Now he has turned his hand to the modinhas, Portuguese love songs from the salons of Portuguese/Brazilian society in the late eighteenth and early nineteenth century. They were vastly popular, with hundreds published and circulated in Lisbon's Jornal de Modhinas. Intended originally to be sung with guitar or piano, but sometimes played by groups of musicians, the printed accompaniments are very simple, so Chernaik has arranged them tastefully for string quintet with occasionally a flute obbligato. This gives a flavour of café music or even suggests an accordion sound.

Described by the novelist William Beckford as 'the most voluptuous and bewitching music since the days of the Sybarites', they are indeed charming and seductive, and prove a perfect vehicle for Lorna Anderson's debut CD for London Independent Records. She has a natural manner of singing and holds interest through the repeated phrases in the numerous stanzas.
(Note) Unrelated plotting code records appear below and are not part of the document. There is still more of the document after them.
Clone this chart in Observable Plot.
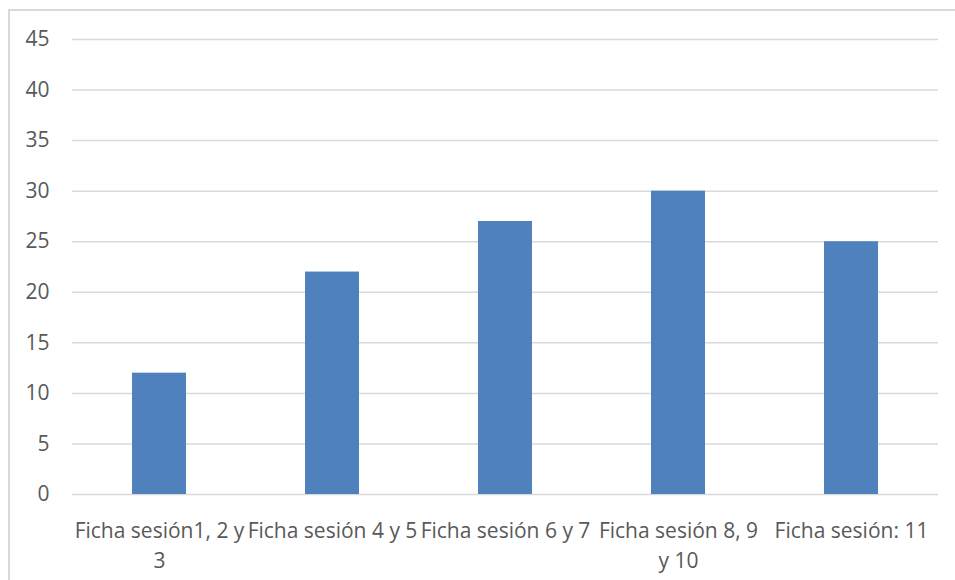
<!DOCTYPE html>
<html>
<head>
<meta charset="utf-8">
<script src="https://cdn.jsdelivr.net/npm/d3@7"></script>
<script src="https://cdn.jsdelivr.net/npm/@observablehq/plot@0.6"></script>
<style>
  html, body { margin: 0; padding: 0; background: #fff; overflow: hidden; }
  #wrap { position: relative; width: 955px; height: 580px; }
  #border {
    position: absolute; left: 8px; top: 9px; width: 1000px; height: 640px;
    border: 2px solid #d9d9d9; box-sizing: border-box;
  }
  #chart { position: absolute; left: 0; top: 0; }
</style>
</head>
<body>
<div id="wrap">
  <div id="border"></div>
  <div id="chart"></div>
</div>
<script>
// Sessions and the count recorded for each
const categories = [
  "Ficha sesión1, 2 y 3",
  "Ficha sesión 4 y 5",
  "Ficha sesión 6 y 7",
  "Ficha sesión 8, 9 y 10",
  "Ficha sesión: 11"
];
const values = [12, 22, 27, 30, 25];
// Axis labels as they wrap under each bar
const tickLabels = [
  "Ficha sesión1, 2 y\n3",
  "Ficha sesión 4 y 5",
  "Ficha sesión 6 y 7",
  "Ficha sesión 8, 9\ny 10",
  "Ficha sesión: 11"
];
const yTicks = [0, 5, 10, 15, 20, 25, 30, 35, 40, 45];

const data = categories.map((c, i) => ({category: c, value: values[i]}));
const labelOf = new Map(categories.map((c, i) => [c, tickLabels[i]]));

const pad = 0.688;

const chart = Plot.plot({
  width: 955,
  height: 580,
  marginTop: 39,
  marginBottom: 86,
  marginLeft: 72,
  marginRight: 17,
  style: {fontFamily: "'Open Sans', sans-serif", background: "transparent", color: "#595959"},
  x: {domain: categories, paddingInner: pad, paddingOuter: pad / 2, label: null},
  y: {domain: [0, 45], ticks: yTicks, label: null},
  marks: [
    Plot.gridY(yTicks, {stroke: "#d9d9d9", strokeOpacity: 1, strokeWidth: 1.5}),
    Plot.barY(data, {x: "category", y: "value", fill: "#4f81bd"}),
    Plot.axisY(yTicks, {
      tickSize: 0, tickPadding: 23, fontSize: 21, fill: "#595959"
    }),
    Plot.axisX({
      tickSize: 0, tickPadding: 23, fontSize: 21, fill: "#595959",
      tickFormat: d => labelOf.get(d), lineHeight: 1.4, lineWidth: Infinity
    })
  ]
});
document.getElementById("chart").append(chart);
</script>
</body>
</html>
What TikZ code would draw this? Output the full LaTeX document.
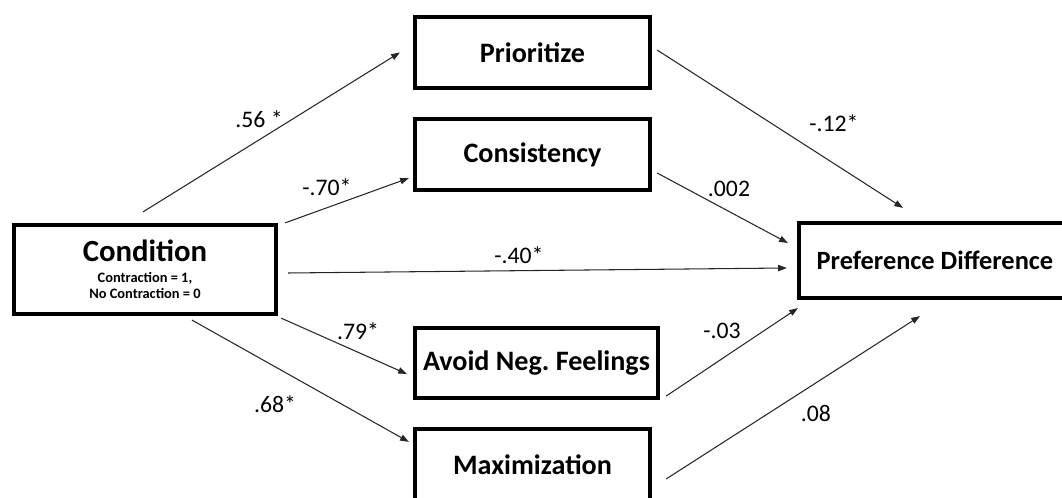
\documentclass[tikz,border=0pt]{standalone}
\usepackage{fontspec}
\setmainfont{Carlito}
\usetikzlibrary{arrows.meta}

\tikzset{
    box/.style={draw, line width=2.4pt, rectangle, align=center, inner sep=0pt,
        font=\bfseries\fontsize{16}{19}\selectfont},
    arr/.style={-{Triangle[length=5pt,width=3.6pt]}, line width=0.6pt, draw=black!85},
    coef/.style={inner sep=0pt, font=\fontsize{13.5}{16}\selectfont}
}

\begin{document}
\frenchspacing
\begin{tikzpicture}
    \useasboundingbox (0,0) rectangle (21.24,9.96);

    % Boxes
    \node[box, minimum width=5.24cm, minimum height=1.78cm, font=\bfseries\fontsize{8.2}{9.2}\selectfont]
        (cond) at (2.90,4.57)
        {{\fontsize{17.5}{19}\selectfont Condition}\\[2.6pt]
         Contraction = 1,\\No Contraction = 0};
    \node[box, minimum width=4.70cm, minimum height=1.42cm] (prio) at (10.65,8.91) {Prioritize};
    \node[box, minimum width=4.70cm, minimum height=1.42cm] (cons) at (10.65,6.87) {Consistency};
    \node[box, minimum width=4.86cm, minimum height=1.40cm] (avoid) at (10.73,2.70) {Avoid Neg. Feelings};
    \node[box, minimum width=4.70cm, minimum height=1.42cm] (maxi) at (10.65,0.67) {Maximization};
    \node[box, minimum width=5.44cm, minimum height=1.50cm, font=\bfseries\fontsize{15}{18}\selectfont]
        (pref) at (18.70,4.75) {Preference Difference};

    % Paths from condition
    \draw[arr] ([xshift=-0.04cm,yshift=0.22cm]cond.north) -- ([xshift=-0.26cm]prio.west);
    \draw[arr] ([xshift=0.14cm]cond.north east) -- ([xshift=-0.08cm,yshift=0.28cm]cons.south west);
    \draw[arr] ([xshift=0.2cm,yshift=-0.07cm]cond.east) -- ([xshift=-0.2cm,yshift=-0.15cm]pref.west);
    \draw[arr] ([xshift=0.06cm,yshift=-0.04cm]cond.south east) -- ([xshift=-0.12cm,yshift=-0.22cm]avoid.west);
    \draw[arr] ([xshift=0.94cm,yshift=-0.08cm]cond.south) -- ([xshift=-0.08cm,yshift=-0.3cm]maxi.north west);

    % Paths to preference difference
    \draw[arr] ([xshift=0.1cm,yshift=0.05cm]prio.east) -- ([xshift=-0.64cm,yshift=0.26cm]pref.north);
    \draw[arr] ([xshift=0.1cm,yshift=-0.37cm]cons.east) -- ([xshift=-0.18cm,yshift=0.35cm]pref.west);
    \draw[arr] ([xshift=0.12cm,yshift=0.08cm]avoid.south east) -- ([xshift=0.02cm,yshift=-0.16cm]pref.south west);
    \draw[arr] ([xshift=0.28cm,yshift=-0.29cm]maxi.east) -- ([xshift=-0.3cm,yshift=-0.32cm]pref.south);

    % Coefficients
    \node[coef] (c1) at (5.18,7.58) {.56 *};
    \node[coef] (c2) at (6.54,6.22) {-.70*};
    \node[coef] (c3) at (10.38,4.86) {-.40*};
    \node[coef] (c4) at (7.16,3.34) {.79*};
    \node[coef] (c5) at (5.50,1.88) {.68*};
    \node[coef] (c6) at (16.68,7.50) {-.12*};
    \node[coef] (c7) at (14.58,6.18) {.002};
    \node[coef] (c8) at (14.44,3.34) {-.03};
    \node[coef] (c9) at (16.32,1.70) {.08};
\end{tikzpicture}
\end{document}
All seventeen tracks should however not be played straight through, because their variety is limited and the moods conveyed by the music often belie the anguish of the forsaken lovers.

English summaries are supplied, but you would do much better to follow them with the complete bi-lingual texts which can be accessed and printed out from the London Independent Records website ( – an excellent solution to the problem how to provide texts and translations whilst keeping production costs within bounds. The recording and production are exemplary, and the venture was supported by the Calouste Gulbenkian Foundation.

Portuguese love songs from the salons of Portuguese/Brazilian society, vastly popular in the late eighteenth and early nineteenth century – charming and seductive, and a perfect vehicle for Lorna Anderson's debut CD – complete bi-lingual texts can be accessed and printed out.